Ambush: For a great many DM's, particularly novice DM's, this is the only way they ever introduce a monster. It always starts with, 'Roll for initiative', and if your lucky, 'May I have a spot check?'. Still, there is something tense and exciting about an ambush, there is often good reason for one (its an ambush predator, its the only way to make a weak monster viable, there is a chokepoint that is being defended, etc.). An ambush represents an excellent oppurtunity to show case the best a monster has to offer tactically and use really interesting terrain. So especially if the monster isn't above party CR (or whatever 4e uses to estimate these things), by all means make the terrain as favorable to the monsters particular skills as is reasonable.

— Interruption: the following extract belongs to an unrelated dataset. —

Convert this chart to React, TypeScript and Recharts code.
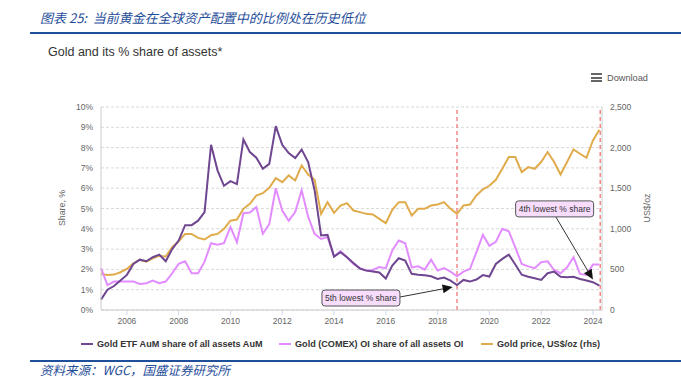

So, for example, suppose you want to lay an ambush for the party and you plan to use hobgoblin fighters of fourth level or less (and mostly less), and the party is like ninth level or something crazy like that. First of all, don't group the hobgoblins in one close together pileup that can be taken out by a fireball and a charge-full attack barage. Instead, set the ambush in a small valley, arm the hobgoblins with longbows, and spread them out over an area say 400 feet in diameter. Have arrows sailing in from all over. Have them spread out enough that a fireball won't hit more than a couple. Give them fighting positions so that they have cover. If the hobgoblins need a 20 to hit, try to make it so that the PC's do too. Scatter a few simple snare or pit traps about the area - the sort that would make your rogue laugh at how hopelessly primitive and obvious they are - but which will still probably catch your distracted charging fighter as he stumbles up the hillside up steep embankments and through tangles of blackberry bushes.
Remember, it's not 'outdoors', it's just (potentially) a much larger dungeon chamber than you are used to designing. But it should have 'encounter traps', positions of tactical importance (high ground, places to take cover, places to hide, good exits), obstacles to hurdle or climb over, and all the rest just like the dungeon rooms you design.
I'm willing to play 'Iron Wandering Monster DM'. Give me a monster, I'll give you an encounter.